The homosexual angle of the film is an interesting one. Miike has often depicted sodomy and anal intrusion as acts of sadistic violence, and some reviewers have felt uncomfortable with the conflation of homosexuality and murderous impulse. Whatever the intention, it must be noted that sex and violence of all persuasions are often inextricably linked in his films.

It seems that Miike is more interested in taking classic Japanese genres and maximizing their style to the point of abstraction, as if he is trying to create the ultimate “artsploitation” hybrid. Izo referenced samurai films from the genre’s golden age, but took the idea of swordplay as narrative to its fin-de-siecle extreme.
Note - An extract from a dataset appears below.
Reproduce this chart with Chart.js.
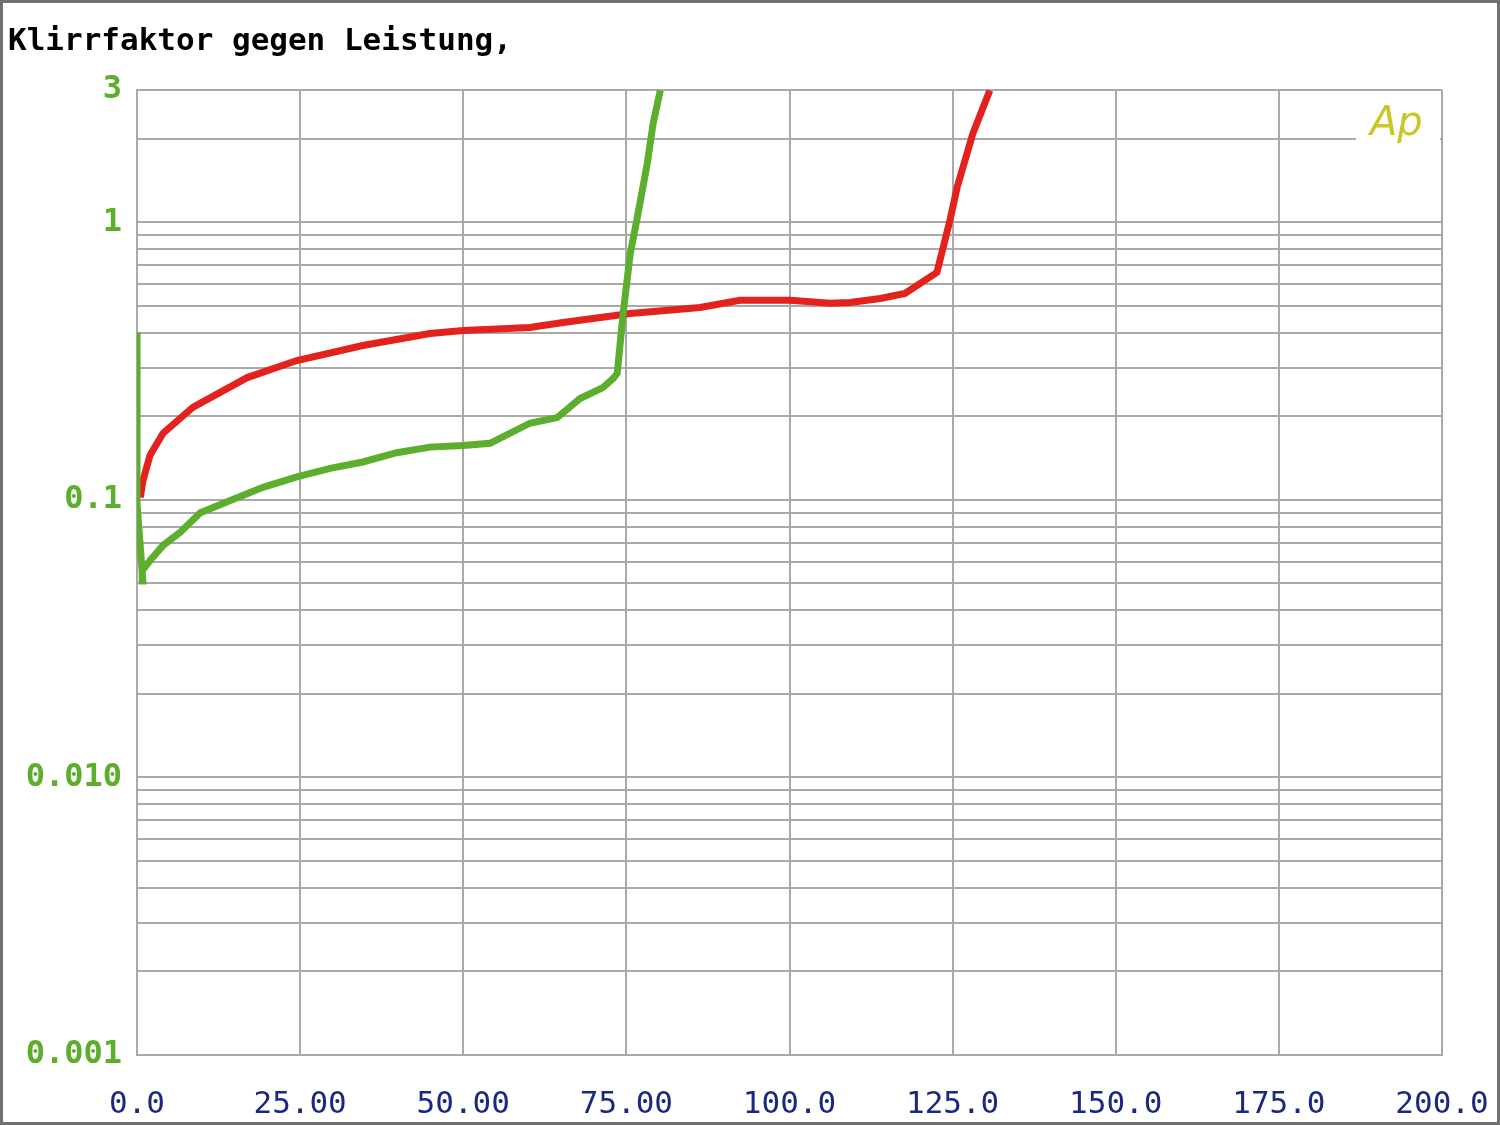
<!DOCTYPE html>
<html>
<head>
<meta charset="utf-8">
<script src="https://cdn.jsdelivr.net/npm/chart.js@4.4.1/dist/chart.umd.min.js"></script>
<style>
  html, body { margin: 0; padding: 0; background: #fff; }
  canvas { display: block; }
</style>
</head>
<body>
<canvas id="thd" width="1500" height="1125"></canvas>
<script>
const titleText = 'Klirrfaktor gegen Leistung,';

// x ticks (power, W) and their labels
const xTickValues = [0, 25, 50, 75, 100, 125, 150, 175, 200];
const xTickLabels = ['0.0', '25.00', '50.00', '75.00', '100.0', '125.0', '150.0', '175.0', '200.0'];

// y (THD %) labelled ticks and log grid
const yTickValues = [0.001, 0.01, 0.1, 1, 3];
const yTickLabels = ['0.001', '0.010', '0.1', '1', '3'];
const yGridValues = [
  0.001, 0.002, 0.003, 0.004, 0.005, 0.006, 0.007, 0.008, 0.009,
  0.01, 0.02, 0.03, 0.04, 0.05, 0.06, 0.07, 0.08, 0.09,
  0.1, 0.2, 0.3, 0.4, 0.5, 0.6, 0.7, 0.8, 0.9,
  1, 2, 3
];

// red trace
const redX = [0.5, 0.9, 2.0, 4.0, 8.6, 16.9, 24.5, 34.6, 44.9, 50.0, 60.2, 65.3, 75.6,
  86.3, 92.4, 100.1, 106.2, 109.3, 113.9, 117.7, 122.6, 124.6, 125.7, 128.1, 130.7];
const redY = [0.102, 0.117, 0.145, 0.174, 0.216, 0.276, 0.318, 0.360, 0.398, 0.408, 0.418, 0.436, 0.470,
  0.494, 0.524, 0.524, 0.511, 0.515, 0.532, 0.555, 0.661, 1.02, 1.34, 2.09, 2.99];

// green trace
const greenX = [0, 0, 0.9, 0.8, 2.0, 4.0, 6.6, 9.7, 14.3, 19.3, 24.5, 29.6, 34.6, 39.8, 44.9, 50.0,
  54.1, 60.2, 64.4, 67.9, 71.4, 73.0, 73.6, 74.5, 75.6, 76.6, 78.2, 79.1, 80.2];
const greenY = [0.402, 0.097, 0.051, 0.0557, 0.0605, 0.0686, 0.0764, 0.090, 0.0996, 0.111, 0.121, 0.130,
  0.137, 0.148, 0.155, 0.157, 0.160, 0.189, 0.198, 0.232, 0.254, 0.274, 0.286, 0.470, 0.773, 1.02,
  1.63, 2.27, 2.99];

const RED = '#e3221d';
const GREEN = '#5cae2c';
const GRID = '#a9a9a9';

function toPoints(xs, ys) {
  return xs.map((x, i) => ({ x, y: ys[i] }));
}

const decorPlugin = {
  id: 'decor',
  beforeDraw(chart) {
    const ctx = chart.ctx;
    ctx.save();
    ctx.fillStyle = '#fff';
    ctx.fillRect(0, 0, chart.width, chart.height);
    ctx.restore();
  },
  beforeDatasetsDraw(chart) {
    // the "Ap" logo hides the grid line behind it
    const ctx = chart.ctx;
    const a = chart.chartArea;
    const yPos = chart.scales.y.getPixelForValue(2);
    ctx.save();
    ctx.fillStyle = '#fff';
    ctx.fillRect(a.right - 86, yPos - 6, 84, 12);
    ctx.fillStyle = '#c9c626';
    ctx.font = 'italic 40px "DejaVu Sans", sans-serif';
    ctx.textAlign = 'left';
    ctx.textBaseline = 'alphabetic';
    ctx.fillText('Ap', a.right - 72, yPos - 4);
    ctx.restore();
  },
  afterDraw(chart) {
    const ctx = chart.ctx;
    ctx.save();
    ctx.fillStyle = '#000';
    ctx.font = 'bold 31px "DejaVu Sans Mono", monospace';
    ctx.textBaseline = 'alphabetic';
    ctx.fillText(titleText, 8, 50);
    ctx.strokeStyle = '#707070';
    ctx.lineWidth = 3;
    ctx.strokeRect(1.5, 1.5, chart.width - 3, chart.height - 3);
    ctx.restore();
  }
};

new Chart(document.getElementById('thd'), {
  type: 'line',
  data: {
    datasets: [
      {
        label: 'green',
        data: toPoints(greenX, greenY),
        borderColor: GREEN,
        borderWidth: 7,
        pointRadius: 0,
        tension: 0
      },
      {
        label: 'red',
        data: toPoints(redX, redY),
        borderColor: RED,
        borderWidth: 7,
        pointRadius: 0,
        tension: 0
      }
    ]
  },
  options: {
    responsive: false,
    animation: false,
    devicePixelRatio: 1,
    layout: { padding: { left: 0, top: 90, right: 58, bottom: 0 } },
    plugins: { legend: { display: false }, tooltip: { enabled: false } },
    scales: {
      x: {
        type: 'linear',
        min: 0,
        max: 200,
        afterBuildTicks: s => { s.ticks = xTickValues.map(v => ({ value: v })); },
        afterFit: s => { s.height = 70; s.paddingLeft = 0; s.paddingRight = 0; },
        grid: { color: GRID, lineWidth: 2, drawTicks: false },
        border: { color: GRID, width: 2 },
        ticks: {
          autoSkip: false,
          maxRotation: 0,
          padding: 31,
          color: '#1b2880',
          font: { family: '"DejaVu Sans Mono", monospace', size: 31 },
          callback: v => {
            const i = xTickValues.indexOf(v);
            return i >= 0 ? xTickLabels[i] : '';
          }
        }
      },
      y: {
        type: 'logarithmic',
        min: 0.001,
        max: 3,
        afterBuildTicks: s => { s.ticks = yGridValues.map(v => ({ value: v })); },
        afterFit: s => { s.width = 137; s.paddingTop = 0; s.paddingBottom = 0; },
        grid: { color: GRID, lineWidth: 2, drawTicks: false },
        border: { color: GRID, width: 2 },
        ticks: {
          autoSkip: false,
          padding: 15,
          color: GREEN,
          font: { family: '"DejaVu Sans Mono", monospace', size: 32, weight: 'bold' },
          callback: v => {
            const i = yTickValues.findIndex(t => Math.abs(t - v) / t < 1e-6);
            return i >= 0 ? yTickLabels[i] : '';
          }
        }
      }
    }
  },
  plugins: [decorPlugin]
});
</script>
</body>
</html>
This time it’s the women-in-prison film, and elements like the savage beatings and the sadistic warden are present and correct. The use of the colon in the English title also seems like a nod to titles like Female Prisoner #701: Scorpion. That particular film was part of a series started by Shunya Ito, who can be credited with initially pointing the genre in the direction of the artistic. Ito (perhaps inspired by Seijun Suzuki’s deconstruction of the Yakuza genre) took the conventions of the women-in-prison film and ran amuck, eschewing grittiness and titillation for an animé-style pop-art blow-out, complete with crazy camera angles, bizarre dream sequences and filtered lighting techniques.

Miike references these wild 1970s’ films with his use of stark colors, startling images and extravagant set design, but he takes their lysergic sensibilities a step further. The prison itself more resembles the set of Alien3 than any real detention center. A Mayan pyramid and a spaceship launch pad inhabit the land opposite the jail. There are scenes that dissolve into animation and characters are introduced via experimental dance routines.

But unlike some of his recent artier films like Izo, Big Bang never becomes tiresome or unrelentingly “out there”. Perhaps the police procedural aspect gives the plot a supportive structure that helps retain narrative interest. It’s fascinating to follow Miike as he chisels away at his directorial style, refining his vision and becoming more independent and unclassifiable with each project.

Big Bang Love, Juvenile A is the latest step in his conversion from prolific Yakuza/gore merchant to studied avant-garde visual artist. As long as Miike teeters on the right side of comprehensibility, his films will remain as challenging and memorable as this one.